Saturday 23 August 2014

£2.2 million sale of Tracey Emin’s iconic bed reflects the growing demand for women’s art

NEWS/UK

She first raised eyebrows with her infamous unmade bed when it was shortlisted for the Turner Prize and exhibited at the Tate Gallery in 1999. Titled ‘My Bed’, it sparked a debate about the meaning of art. Tracey Emin’s bed was subsequently bought by her London dealer, Jay Jopling of White Cube gallery, before being sold to advertising mogul Charles Saatchi for $255,000 in 2000.

On July 1 of this year, “My Bed” sold for £2.2 million at Christie’s in London – five times higher than the previous record sale for a work by Emin. The buyer, Count Christian Duerckheim of Germany, is now the proud owner of Emin’s iconic bed complete with rumpled sheets, empty vodka bottles, cigarette butts, condoms, and a pair of blood-stained knickers.
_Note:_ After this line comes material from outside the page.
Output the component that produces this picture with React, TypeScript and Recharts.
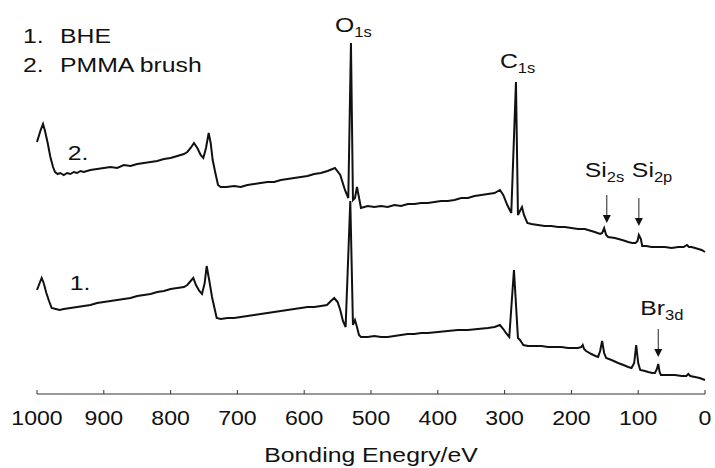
import React from "react";
import { LineChart, Line, XAxis, YAxis, ReferenceDot } from "recharts";

// binding energy (eV) / intensity (arb. units, px-like scale)
const pmmaEv = [
  1000, 995, 991, 988, 984, 980, 976, 973, 969, 965, 960, 955, 950, 945, 940, 935, 930, 920, 910, 900,
  890, 880, 870, 860, 850, 840, 830, 820, 810, 800, 790, 780, 775, 770, 765, 760, 755, 751, 747, 743,
  740, 737, 733, 729, 725, 716, 705, 695, 685, 675, 665, 655, 645, 635, 625, 615, 605, 595, 585, 575,
  565, 554, 546, 539, 534, 530, 527, 524, 521, 515, 505, 495, 485, 475, 465, 455, 445, 435, 425, 415,
  405, 395, 385, 375, 365, 355, 345, 335, 325, 315, 307, 302, 296, 290, 283, 280, 277, 274, 271, 266,
  260, 250, 240, 230, 220, 210, 200, 190, 180, 175, 165, 157, 154, 151, 148, 145, 135, 124, 115, 109,
  104, 101, 99, 96, 94, 88, 80, 70, 60, 50, 40, 32, 27, 24, 20, 15, 10, 5, 0,
];
const pmmaI = [
  251, 262, 269, 262, 250, 236, 226, 221, 219, 220, 218, 220, 219, 221, 220, 222, 221, 223, 224, 225,
  226, 225, 228, 227, 229, 230, 231, 232, 234, 235, 237, 239, 241, 245, 250, 245, 238, 235, 245, 260,
  250, 233, 220, 208, 206, 206, 207, 206, 208, 209, 210, 211, 211, 213, 214, 215, 216, 217, 219, 220,
  222, 225, 218, 203, 195, 350, 193, 195, 206, 185, 187, 186, 187, 186, 188, 187, 189, 189, 190, 190,
  191, 192, 192, 193, 195, 195, 197, 198, 199, 200, 203, 198, 188, 180, 311, 178, 182, 186, 178, 170,
  169, 168, 167, 167, 166, 166, 165, 164, 164, 163, 161, 159, 160, 165, 158, 156, 155, 153, 151, 150,
  150, 152, 158, 154, 147, 147, 146, 146, 146, 145, 146, 146, 148, 146, 146, 145, 144, 143, 141,
];

const bheEv = [
  1000, 996, 993, 990, 986, 982, 978, 972, 966, 960, 950, 940, 930, 920, 910, 900, 890, 880, 870, 860,
  850, 840, 830, 820, 810, 800, 790, 780, 775, 770, 766, 762, 757, 753, 749, 746, 742, 738, 734, 731,
  725, 715, 705, 695, 685, 675, 665, 655, 645, 635, 625, 615, 605, 595, 585, 575, 566, 560, 555, 550,
  546, 542, 538, 531, 527, 524, 521, 518, 515, 505, 495, 485, 475, 465, 455, 445, 435, 425, 415, 400,
  385, 370, 355, 340, 325, 315, 307, 302, 298, 293, 286, 280, 277, 274, 272, 265, 255, 245, 235, 225,
  215, 205, 195, 190, 185, 183, 181, 178, 170, 164, 160, 157, 154, 151, 148, 140, 130, 122, 115, 110,
  106, 103, 100, 97, 90, 85, 79, 75, 72, 70, 68, 66, 55, 45, 35, 28, 25, 22, 15, 8, 0,
];
const bheI = [
  103, 110, 115, 110, 100, 92, 85, 84, 83, 84, 85, 86, 87, 88, 90, 91, 92, 93, 94, 95,
  97, 98, 99, 101, 102, 104, 105, 106, 108, 112, 115, 108, 102, 99, 110, 127, 112, 96, 84, 75,
  74, 75, 75, 76, 77, 78, 79, 80, 81, 82, 83, 84, 85, 86, 86, 87, 88, 92, 95, 91,
  83, 72, 66, 192, 68, 73, 66, 58, 56, 56, 57, 56, 56, 57, 58, 59, 59, 60, 60, 61,
  62, 63, 63, 64, 65, 66, 68, 64, 60, 56, 123, 55, 53, 50, 48, 47, 47, 47, 46, 46,
  46, 45, 45, 45, 46, 48, 44, 42, 39, 37, 36, 42, 52, 40, 35, 33, 30, 28, 26, 25,
  30, 48, 30, 23, 22, 21, 20, 20, 24, 29, 21, 18, 18, 18, 17, 17, 19, 17, 16, 15, 13,
];

const xTicks = [1000, 900, 800, 700, 600, 500, 400, 300, 200, 100, 0];

const legendLines = [
  { num: "1.", name: "BHE" },
  { num: "2.", name: "PMMA brush" },
];

// peak labels and arrows, anchored in data space
const peakLabels = [
  { main: "O", sub: "1s", ev: 530, value: 350, dx: -16, dy: -11 },
  { main: "C", sub: "1s", ev: 283, value: 311, dx: -16, dy: -14 },
];
const arrowLabels = [
  { main: "Si", sub: "2s", ev: 147, value: 170, dx: -22, dy: -46 },
  { main: "Si", sub: "2p", ev: 99, value: 167, dx: -7, dy: -49 },
  { main: "Br", sub: "3d", ev: 70, value: 36, dx: -18, dy: -42 },
];
const curveTags = [
  { text: "2.", ev: 954, value: 233 },
  { text: "1.", ev: 951, value: 103 },
];

const pmmaData = pmmaEv.map((ev, i) => ({ ev, v: pmmaI[i] }));
const bheData = bheEv.map((ev, i) => ({ ev, v: bheI[i] }));

const FONT = "'Liberation Sans', Arial, sans-serif";
const SX = 1.18;

function SubText({ x, y, main, sub }: { x: number; y: number; main: string; sub: string }) {
  return (
    <text transform={`translate(${x},${y}) scale(${SX},1)`} fontFamily={FONT} fontSize={21} fill="#111">
      <tspan>{main}</tspan>
      <tspan dy={5} fontSize={14}>{sub}</tspan>
    </text>
  );
}

const XTick = (props: any) => {
  const { x, y, payload } = props;
  return (
    <g>
      <line x1={x} x2={x} y1={y} y2={y - 4} stroke="#333" strokeWidth={1} />
      <text
        transform={`translate(${x},${y + 31}) scale(1.1,1)`}
        textAnchor="middle"
        fontFamily={FONT}
        fontSize={21}
        fill="#111"
      >
        {payload.value}
      </text>
    </g>
  );
};

const AxisTitle = (props: any) => {
  const { x, y, width } = props.viewBox;
  return (
    <text
      transform={`translate(${x + width / 2},${y + 68}) scale(${SX},1)`}
      textAnchor="middle"
      fontFamily={FONT}
      fontSize={21}
      fill="#111"
    >
      Bonding Enegry/eV
    </text>
  );
};

export default function App() {
  return (
    <div style={{ position: "absolute", left: 0, top: 0, width: 715, height: 468, background: "#fff" }}>
      <LineChart width={715} height={468} margin={{ top: 10, right: 10, bottom: 0, left: 37 }}>
        <YAxis hide type="number" domain={[-1, 383]} />
        <XAxis
          dataKey="ev"
          type="number"
          domain={[0, 1000]}
          reversed
          ticks={xTicks}
          interval={0}
          height={74}
          stroke="#333"
          tickLine={false}
          tickSize={0}
          tickMargin={0}
          tick={<XTick />}
          label={{ content: <AxisTitle /> }}
        />
        <Line data={bheData} dataKey="v" type="linear" stroke="#111" strokeWidth={2} dot={false} isAnimationActive={false} />
        <Line data={pmmaData} dataKey="v" type="linear" stroke="#111" strokeWidth={2} dot={false} isAnimationActive={false} />
        {peakLabels.map((p) => (
          <ReferenceDot
            key={p.main + p.sub}
            x={p.ev}
            y={p.value}
            r={0}
            ifOverflow="visible"
            shape={(s: any) => <SubText x={s.cx + p.dx} y={s.cy + p.dy} main={p.main} sub={p.sub} />}
          />
        ))}
        {arrowLabels.map((a) => (
          <ReferenceDot
            key={a.main + a.sub}
            x={a.ev}
            y={a.value}
            r={0}
            ifOverflow="visible"
            shape={(s: any) => (
              <g>
                <line x1={s.cx} x2={s.cx} y1={s.cy - 28} y2={s.cy - 6} stroke="#222" strokeWidth={1} />
                <polygon points={`${s.cx - 4},${s.cy - 8} ${s.cx + 4},${s.cy - 8} ${s.cx},${s.cy}`} fill="#111" />
                <SubText x={s.cx + a.dx} y={s.cy + a.dy} main={a.main} sub={a.sub} />
              </g>
            )}
          />
        ))}
        {curveTags.map((c) => (
          <ReferenceDot
            key={c.text + c.ev}
            x={c.ev}
            y={c.value}
            r={0}
            ifOverflow="visible"
            shape={(s: any) => (
              <text transform={`translate(${s.cx},${s.cy}) scale(${SX},1)`} fontFamily={FONT} fontSize={21} fill="#111">
                {c.text}
              </text>
            )}
          />
        ))}
      </LineChart>
      <svg width={715} height={90} style={{ position: "absolute", left: 0, top: 0, pointerEvents: "none" }}>
        {legendLines.map((l, i) => (
          <g key={l.num}>
            <text transform={`translate(23,${43 + i * 29}) scale(${SX},1)`} fontFamily={FONT} fontSize={21} fill="#111">
              {l.num}
            </text>
            <text transform={`translate(60,${43 + i * 29}) scale(${SX},1)`} fontFamily={FONT} fontSize={21} fill="#111">
              {l.name}
            </text>
          </g>
        ))}
      </svg>
    </div>
  );
}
The 70-year-old Anglophile industrialist and art collector is giving his newly acquired artwork to the Tate on a long-term loan. A collector of art for the past 50 years, the Count said: “I always admired the honesty of Tracey, but I bought My Bed because it is a metaphor for life, where troubles begin and logics die.”

The multi-million pound purchase places the 51-year-old Emin on a list of women whose artworks are being eagerly sought out by collectors, breaking records in the process. Bloomberg reports that Emin is among six female artists who set personal records in the past few months at auctions held at Christie’s, Sotheby’s and Phillips in New York and London. In May, a 1960 Joan Mitchell abstract painting sold for $11.9 million at Christie’s – the most ever for a work by a woman. 

Emin now ranks 15th among living female artists, with sales totalling some $13.1 million since 2004, with a revenue jump of 332 percent in the past five years alone. David Maupin, her New York dealer at Lehmann Maupin gallery, called the price for her Bed a bargain for “a very important work.”

The trend is set to continue, with collectors and dealers both predicting that trophy pieces by women will eventually be sold for tens of millions of dollars, like those by male contemporaries Francis Bacon or Andy Warhol.

British-born Tracey Emin, whose father was a Turkish Cypriot, was appointed Commander of the Order of the British Empire in the 2013 New Year Honours List for services to the arts.